As an initial matter, James may have invited any error arising out of the imposition of the statutory mandatory minimum sentence. At sentencing, James told the court that he was subject to a 20-year mandatory sentence and asked the court to impose a 20-year sentence. Now, on appeal, he argues that the imposition of that statutory minimum was in error, suggesting that any error arising out of that sentence was invited. But in any event, the error that he alleges was not, under our precedent, error that was plain, despite the government's concession to the contrary. Bacon required the sentencing court to make individualized findings where the jury made a finding as to the drug quantity only for the overall conspiracy.

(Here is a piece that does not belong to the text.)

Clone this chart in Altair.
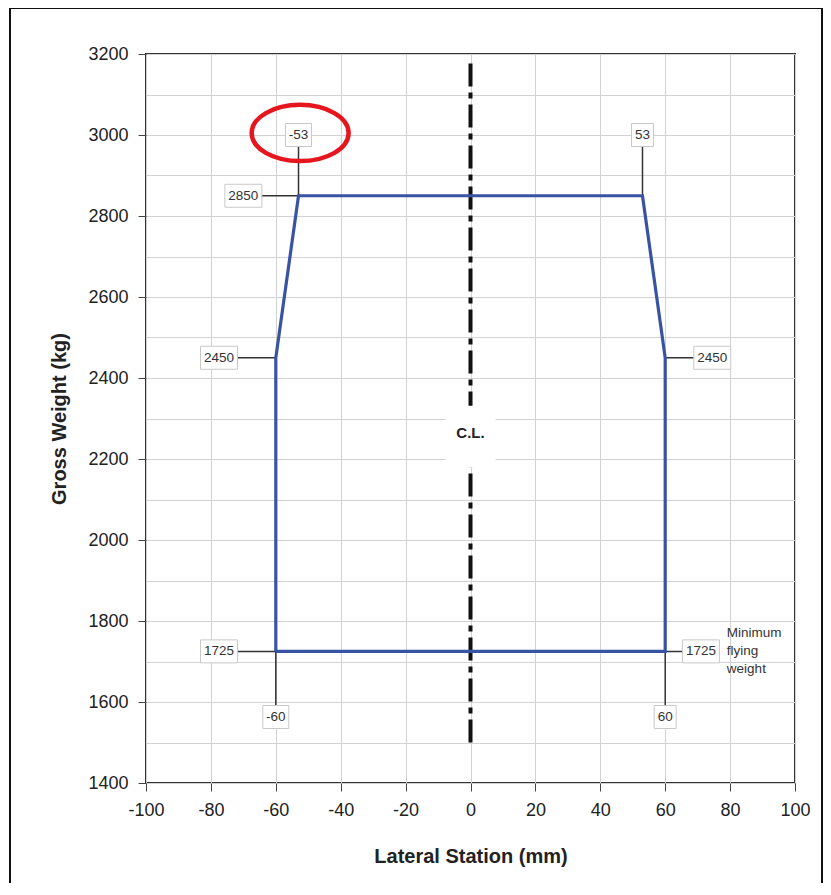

Id. Here, the district court did not rely on a generalized finding of drug amount attributable to the conspiracy as a whole, but rather it relied on a jury finding as to the amount of drugs attributable specifically to James. Therefore, under Bacon, it was not error for the court to have relied on the jury's special verdict where, as here, the jury made an individualized conclusion. See id. at 777.
AFFIRMED.
. It is unclear to what extent Bacon and O'Neal remain applicable law after the Supreme Court's recent decision in Alleyne v. United States, 570 U.S. -, 133 S.Ct. 2151, 186 L.Ed.2d 314 (2013). There, the Supreme Court held that under the Sixth Amendment of the Constitution, any fact that increases the applicable minimum sentence is an element of the offense and therefore must be submitted to the jury. Id. at 2162-63. Thus, the scenario contemplated in Bacon and O'Neal— where a judge was required to determine each defendant's liability after the jury reached a generalized special verdict of the overall conspiracy's quantity — can no longer arise under Alleyne, because the jury would be required to make any finding that enhances the minimum sentence. However, here, James does not raise a constitutional argument, so we do not consider this claim. Jernigan, 341 F.3d at 1283 n. 8. And in any event, as we've discussed above, the jury in this case made a finding about the amount of drugs attributable only to James.